• THE TASK:
Exact reproduction is required for the lines bounded by the one containing "Write a Python" and the one containing "ax = fig.add_axes([181/618, 1", both bounds included. Print them without any pictures.

-- START OF EXERCISE DATA --

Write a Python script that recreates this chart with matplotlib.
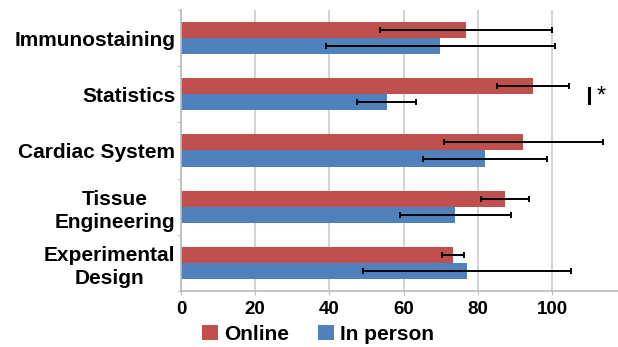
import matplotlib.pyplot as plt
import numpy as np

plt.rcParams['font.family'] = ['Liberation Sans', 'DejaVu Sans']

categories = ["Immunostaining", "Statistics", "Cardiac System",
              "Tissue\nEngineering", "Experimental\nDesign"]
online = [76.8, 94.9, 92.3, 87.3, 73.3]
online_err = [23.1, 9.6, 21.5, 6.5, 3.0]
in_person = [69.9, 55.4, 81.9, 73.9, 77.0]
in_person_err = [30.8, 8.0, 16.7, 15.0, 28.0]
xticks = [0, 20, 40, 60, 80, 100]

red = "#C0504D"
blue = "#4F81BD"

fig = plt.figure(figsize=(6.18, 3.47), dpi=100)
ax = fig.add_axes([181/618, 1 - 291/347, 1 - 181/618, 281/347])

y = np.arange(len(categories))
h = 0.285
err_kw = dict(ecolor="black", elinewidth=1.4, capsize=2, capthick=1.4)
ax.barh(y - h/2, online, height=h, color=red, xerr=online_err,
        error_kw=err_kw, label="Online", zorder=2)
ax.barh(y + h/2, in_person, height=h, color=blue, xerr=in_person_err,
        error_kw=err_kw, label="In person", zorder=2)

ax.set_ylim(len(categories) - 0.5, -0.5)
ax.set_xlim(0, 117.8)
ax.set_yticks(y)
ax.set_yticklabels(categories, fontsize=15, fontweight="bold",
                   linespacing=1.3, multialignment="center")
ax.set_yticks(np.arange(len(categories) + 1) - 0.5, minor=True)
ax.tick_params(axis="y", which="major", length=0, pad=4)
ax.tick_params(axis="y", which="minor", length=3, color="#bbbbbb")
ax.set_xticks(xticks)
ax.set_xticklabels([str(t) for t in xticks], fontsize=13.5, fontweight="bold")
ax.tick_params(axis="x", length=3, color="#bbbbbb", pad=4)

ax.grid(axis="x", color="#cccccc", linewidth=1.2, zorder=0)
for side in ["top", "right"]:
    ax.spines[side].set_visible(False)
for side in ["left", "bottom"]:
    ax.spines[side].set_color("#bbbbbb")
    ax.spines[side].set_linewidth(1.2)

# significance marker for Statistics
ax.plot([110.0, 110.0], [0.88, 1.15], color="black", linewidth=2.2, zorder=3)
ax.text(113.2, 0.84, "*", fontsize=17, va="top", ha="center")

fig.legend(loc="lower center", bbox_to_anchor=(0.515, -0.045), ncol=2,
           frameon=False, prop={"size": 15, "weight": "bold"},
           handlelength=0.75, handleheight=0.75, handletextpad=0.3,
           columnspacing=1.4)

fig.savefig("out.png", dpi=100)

-- END OF EXERCISE DATA --
-- START OF EXERCISE DATA --

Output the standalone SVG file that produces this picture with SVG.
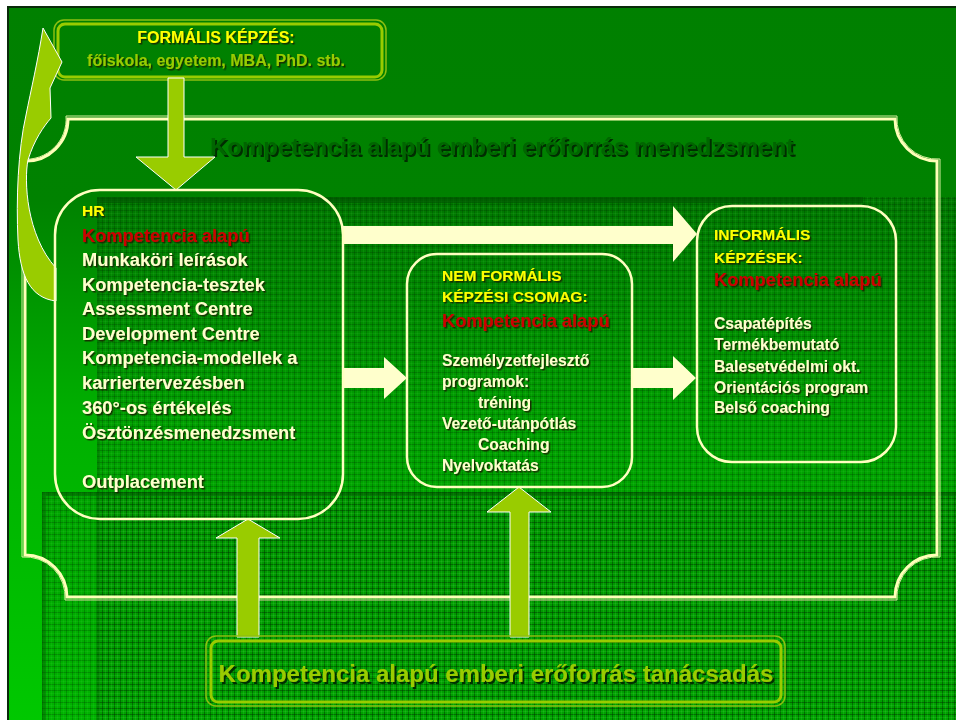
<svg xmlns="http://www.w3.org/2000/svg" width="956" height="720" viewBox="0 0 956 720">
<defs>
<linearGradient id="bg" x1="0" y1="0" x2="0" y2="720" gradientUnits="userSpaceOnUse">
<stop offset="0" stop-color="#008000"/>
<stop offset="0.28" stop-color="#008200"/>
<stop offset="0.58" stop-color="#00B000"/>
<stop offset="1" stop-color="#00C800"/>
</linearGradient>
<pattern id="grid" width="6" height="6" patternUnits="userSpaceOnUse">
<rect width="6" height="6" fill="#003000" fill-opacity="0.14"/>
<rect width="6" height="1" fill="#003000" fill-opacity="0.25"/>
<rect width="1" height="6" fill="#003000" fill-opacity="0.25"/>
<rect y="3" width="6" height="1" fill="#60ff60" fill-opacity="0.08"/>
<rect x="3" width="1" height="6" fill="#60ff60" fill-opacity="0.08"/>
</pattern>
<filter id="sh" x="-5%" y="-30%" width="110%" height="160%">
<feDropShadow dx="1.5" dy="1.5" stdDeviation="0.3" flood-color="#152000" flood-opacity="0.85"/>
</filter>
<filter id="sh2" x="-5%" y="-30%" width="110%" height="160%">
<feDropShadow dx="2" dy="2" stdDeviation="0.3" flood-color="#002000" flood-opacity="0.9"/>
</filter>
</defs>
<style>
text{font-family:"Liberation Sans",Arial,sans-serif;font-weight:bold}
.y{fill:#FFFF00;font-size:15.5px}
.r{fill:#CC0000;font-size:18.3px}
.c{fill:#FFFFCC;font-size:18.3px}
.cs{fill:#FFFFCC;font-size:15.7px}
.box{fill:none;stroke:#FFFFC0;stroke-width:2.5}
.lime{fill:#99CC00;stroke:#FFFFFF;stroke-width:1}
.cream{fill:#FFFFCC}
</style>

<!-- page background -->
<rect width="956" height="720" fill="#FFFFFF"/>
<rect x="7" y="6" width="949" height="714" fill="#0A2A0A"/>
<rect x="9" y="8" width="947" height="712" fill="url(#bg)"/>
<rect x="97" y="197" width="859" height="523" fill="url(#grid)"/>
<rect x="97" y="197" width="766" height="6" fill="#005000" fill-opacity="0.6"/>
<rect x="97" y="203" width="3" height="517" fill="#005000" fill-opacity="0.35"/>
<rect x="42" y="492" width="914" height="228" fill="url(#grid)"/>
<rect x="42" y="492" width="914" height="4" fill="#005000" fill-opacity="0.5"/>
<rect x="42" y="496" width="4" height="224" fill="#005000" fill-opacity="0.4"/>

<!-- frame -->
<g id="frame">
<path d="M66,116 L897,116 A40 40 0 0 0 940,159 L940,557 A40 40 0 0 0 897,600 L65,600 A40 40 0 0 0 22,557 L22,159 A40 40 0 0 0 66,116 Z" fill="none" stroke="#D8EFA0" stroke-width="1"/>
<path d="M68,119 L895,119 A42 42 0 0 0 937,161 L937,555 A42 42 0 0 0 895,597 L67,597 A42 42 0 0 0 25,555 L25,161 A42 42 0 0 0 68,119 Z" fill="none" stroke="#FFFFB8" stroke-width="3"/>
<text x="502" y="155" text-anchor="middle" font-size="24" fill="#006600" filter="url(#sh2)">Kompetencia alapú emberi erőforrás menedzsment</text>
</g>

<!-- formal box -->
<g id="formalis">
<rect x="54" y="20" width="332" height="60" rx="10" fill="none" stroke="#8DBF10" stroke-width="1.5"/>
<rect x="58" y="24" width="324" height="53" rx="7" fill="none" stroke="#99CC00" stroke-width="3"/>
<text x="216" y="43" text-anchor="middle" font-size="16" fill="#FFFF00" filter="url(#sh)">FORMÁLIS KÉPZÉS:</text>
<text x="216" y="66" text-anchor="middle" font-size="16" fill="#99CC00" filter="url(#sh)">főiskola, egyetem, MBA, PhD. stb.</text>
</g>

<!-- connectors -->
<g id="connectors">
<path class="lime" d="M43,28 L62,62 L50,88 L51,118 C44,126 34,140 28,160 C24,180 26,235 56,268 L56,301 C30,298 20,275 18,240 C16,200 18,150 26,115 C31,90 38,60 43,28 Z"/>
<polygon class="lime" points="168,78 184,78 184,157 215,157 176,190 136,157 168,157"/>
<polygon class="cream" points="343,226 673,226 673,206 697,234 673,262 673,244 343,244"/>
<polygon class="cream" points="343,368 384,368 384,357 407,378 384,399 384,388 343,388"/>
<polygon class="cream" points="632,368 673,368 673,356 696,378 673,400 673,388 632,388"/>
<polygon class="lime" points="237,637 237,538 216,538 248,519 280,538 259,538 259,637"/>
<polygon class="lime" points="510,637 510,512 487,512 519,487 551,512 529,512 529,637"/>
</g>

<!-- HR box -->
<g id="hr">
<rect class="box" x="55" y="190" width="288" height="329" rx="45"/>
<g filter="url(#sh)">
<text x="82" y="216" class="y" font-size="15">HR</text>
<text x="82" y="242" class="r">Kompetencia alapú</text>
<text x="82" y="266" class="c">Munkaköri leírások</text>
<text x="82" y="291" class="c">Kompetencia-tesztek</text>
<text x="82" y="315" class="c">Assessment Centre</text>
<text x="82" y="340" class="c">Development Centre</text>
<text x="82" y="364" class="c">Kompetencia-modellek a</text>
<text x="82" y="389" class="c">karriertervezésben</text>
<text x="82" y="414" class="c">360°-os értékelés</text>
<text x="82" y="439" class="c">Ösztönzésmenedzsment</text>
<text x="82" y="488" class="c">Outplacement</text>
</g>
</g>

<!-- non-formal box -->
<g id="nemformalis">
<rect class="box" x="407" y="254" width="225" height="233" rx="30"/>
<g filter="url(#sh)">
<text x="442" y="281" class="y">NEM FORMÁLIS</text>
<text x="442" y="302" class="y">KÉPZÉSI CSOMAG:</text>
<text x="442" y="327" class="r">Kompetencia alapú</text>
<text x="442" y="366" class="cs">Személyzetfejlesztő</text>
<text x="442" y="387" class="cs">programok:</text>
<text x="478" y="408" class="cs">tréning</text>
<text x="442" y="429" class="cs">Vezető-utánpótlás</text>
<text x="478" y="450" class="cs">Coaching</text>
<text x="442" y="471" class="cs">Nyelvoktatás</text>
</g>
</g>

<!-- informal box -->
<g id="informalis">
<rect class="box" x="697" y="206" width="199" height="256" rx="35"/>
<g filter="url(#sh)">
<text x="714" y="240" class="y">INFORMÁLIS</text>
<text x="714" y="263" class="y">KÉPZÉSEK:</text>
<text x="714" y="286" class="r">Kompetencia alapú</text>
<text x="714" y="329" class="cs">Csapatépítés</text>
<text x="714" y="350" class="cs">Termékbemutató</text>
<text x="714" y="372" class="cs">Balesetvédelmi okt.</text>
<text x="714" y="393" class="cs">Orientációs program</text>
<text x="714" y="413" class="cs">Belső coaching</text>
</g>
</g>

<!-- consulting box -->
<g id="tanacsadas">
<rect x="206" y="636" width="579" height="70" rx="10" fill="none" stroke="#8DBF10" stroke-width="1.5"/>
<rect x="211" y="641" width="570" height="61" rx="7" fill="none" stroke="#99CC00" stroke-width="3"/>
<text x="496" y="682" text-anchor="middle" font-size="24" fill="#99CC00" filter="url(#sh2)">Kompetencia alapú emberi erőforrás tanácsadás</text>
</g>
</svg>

-- END OF EXERCISE DATA --
-- START OF EXERCISE DATA --

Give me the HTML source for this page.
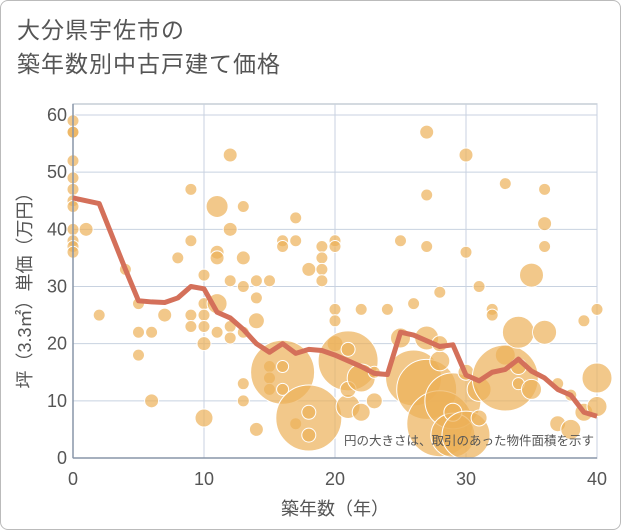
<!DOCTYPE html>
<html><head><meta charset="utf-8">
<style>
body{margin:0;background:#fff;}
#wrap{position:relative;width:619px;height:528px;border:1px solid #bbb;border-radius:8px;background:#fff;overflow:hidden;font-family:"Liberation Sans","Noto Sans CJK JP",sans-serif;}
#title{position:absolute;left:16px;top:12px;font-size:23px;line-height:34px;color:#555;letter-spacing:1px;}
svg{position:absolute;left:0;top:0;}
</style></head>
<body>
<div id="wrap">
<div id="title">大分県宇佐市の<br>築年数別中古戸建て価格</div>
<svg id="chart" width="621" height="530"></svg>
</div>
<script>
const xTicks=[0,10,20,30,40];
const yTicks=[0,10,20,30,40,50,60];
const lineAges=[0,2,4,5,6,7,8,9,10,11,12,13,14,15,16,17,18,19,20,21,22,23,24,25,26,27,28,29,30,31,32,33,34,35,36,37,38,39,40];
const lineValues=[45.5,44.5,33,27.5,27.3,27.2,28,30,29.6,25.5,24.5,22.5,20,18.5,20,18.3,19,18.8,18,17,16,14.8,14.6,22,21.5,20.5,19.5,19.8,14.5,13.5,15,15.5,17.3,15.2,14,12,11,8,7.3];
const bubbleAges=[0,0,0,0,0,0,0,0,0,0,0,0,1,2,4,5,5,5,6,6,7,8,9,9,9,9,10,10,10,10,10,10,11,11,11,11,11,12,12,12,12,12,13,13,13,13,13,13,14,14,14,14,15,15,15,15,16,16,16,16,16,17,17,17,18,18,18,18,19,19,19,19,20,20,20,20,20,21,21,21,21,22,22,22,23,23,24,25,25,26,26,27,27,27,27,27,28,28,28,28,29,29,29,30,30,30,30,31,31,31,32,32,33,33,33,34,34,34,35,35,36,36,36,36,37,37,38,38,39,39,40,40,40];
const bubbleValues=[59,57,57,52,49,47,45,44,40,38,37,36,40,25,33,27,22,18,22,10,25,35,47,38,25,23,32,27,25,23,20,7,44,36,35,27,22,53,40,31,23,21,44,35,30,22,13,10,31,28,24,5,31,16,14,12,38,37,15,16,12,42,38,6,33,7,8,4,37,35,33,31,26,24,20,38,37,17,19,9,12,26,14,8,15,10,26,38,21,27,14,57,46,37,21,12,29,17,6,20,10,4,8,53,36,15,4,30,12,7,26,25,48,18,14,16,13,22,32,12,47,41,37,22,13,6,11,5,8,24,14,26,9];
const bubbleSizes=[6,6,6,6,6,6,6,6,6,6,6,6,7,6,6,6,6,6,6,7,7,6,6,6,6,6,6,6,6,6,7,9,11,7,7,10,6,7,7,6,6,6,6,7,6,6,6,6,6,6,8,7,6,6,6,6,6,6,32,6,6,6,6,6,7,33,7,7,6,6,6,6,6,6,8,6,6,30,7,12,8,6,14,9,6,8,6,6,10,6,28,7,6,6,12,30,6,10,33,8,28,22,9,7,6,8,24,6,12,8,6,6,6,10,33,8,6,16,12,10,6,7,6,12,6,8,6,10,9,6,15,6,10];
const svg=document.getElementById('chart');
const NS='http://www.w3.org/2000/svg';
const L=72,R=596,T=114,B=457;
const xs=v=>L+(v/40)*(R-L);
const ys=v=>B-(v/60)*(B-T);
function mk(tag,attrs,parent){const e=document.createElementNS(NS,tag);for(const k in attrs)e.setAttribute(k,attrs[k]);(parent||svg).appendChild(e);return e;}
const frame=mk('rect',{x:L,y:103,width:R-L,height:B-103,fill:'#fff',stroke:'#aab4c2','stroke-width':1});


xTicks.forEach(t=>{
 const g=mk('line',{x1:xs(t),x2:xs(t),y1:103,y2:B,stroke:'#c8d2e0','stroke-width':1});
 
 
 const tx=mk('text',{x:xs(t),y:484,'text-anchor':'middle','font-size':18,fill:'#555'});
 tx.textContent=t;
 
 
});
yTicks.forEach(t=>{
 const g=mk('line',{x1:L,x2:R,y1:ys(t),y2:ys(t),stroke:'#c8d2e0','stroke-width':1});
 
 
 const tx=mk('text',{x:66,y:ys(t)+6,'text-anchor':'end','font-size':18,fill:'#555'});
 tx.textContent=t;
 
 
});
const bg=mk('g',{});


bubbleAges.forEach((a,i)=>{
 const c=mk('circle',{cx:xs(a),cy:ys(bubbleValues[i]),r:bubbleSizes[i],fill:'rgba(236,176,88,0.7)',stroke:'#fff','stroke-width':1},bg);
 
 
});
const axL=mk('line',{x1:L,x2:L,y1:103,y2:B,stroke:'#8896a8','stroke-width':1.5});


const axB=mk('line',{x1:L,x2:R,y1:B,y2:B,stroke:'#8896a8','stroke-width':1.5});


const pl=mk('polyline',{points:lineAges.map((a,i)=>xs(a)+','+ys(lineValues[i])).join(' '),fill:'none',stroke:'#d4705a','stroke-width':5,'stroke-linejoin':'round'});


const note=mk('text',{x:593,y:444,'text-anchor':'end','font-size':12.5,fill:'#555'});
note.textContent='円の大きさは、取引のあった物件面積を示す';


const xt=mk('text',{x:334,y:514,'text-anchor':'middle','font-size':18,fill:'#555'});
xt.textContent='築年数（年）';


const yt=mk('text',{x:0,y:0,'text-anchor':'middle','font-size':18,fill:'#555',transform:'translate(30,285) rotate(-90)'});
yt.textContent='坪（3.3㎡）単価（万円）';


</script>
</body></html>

-- END OF EXERCISE DATA --

• COMPLETED TASK:
Write a Python script that recreates this chart with matplotlib.
import matplotlib.pyplot as plt
import numpy as np

plt.rcParams['font.family'] = ['Liberation Sans', 'DejaVu Sans']

categories = ["Immunostaining", "Statistics", "Cardiac System",
              "Tissue\nEngineering", "Experimental\nDesign"]
online = [76.8, 94.9, 92.3, 87.3, 73.3]
online_err = [23.1, 9.6, 21.5, 6.5, 3.0]
in_person = [69.9, 55.4, 81.9, 73.9, 77.0]
in_person_err = [30.8, 8.0, 16.7, 15.0, 28.0]
xticks = [0, 20, 40, 60, 80, 100]

red = "#C0504D"
blue = "#4F81BD"

fig = plt.figure(figsize=(6.18, 3.47), dpi=100)
ax = fig.add_axes([181/618, 1 - 291/347, 1 - 181/618, 281/347])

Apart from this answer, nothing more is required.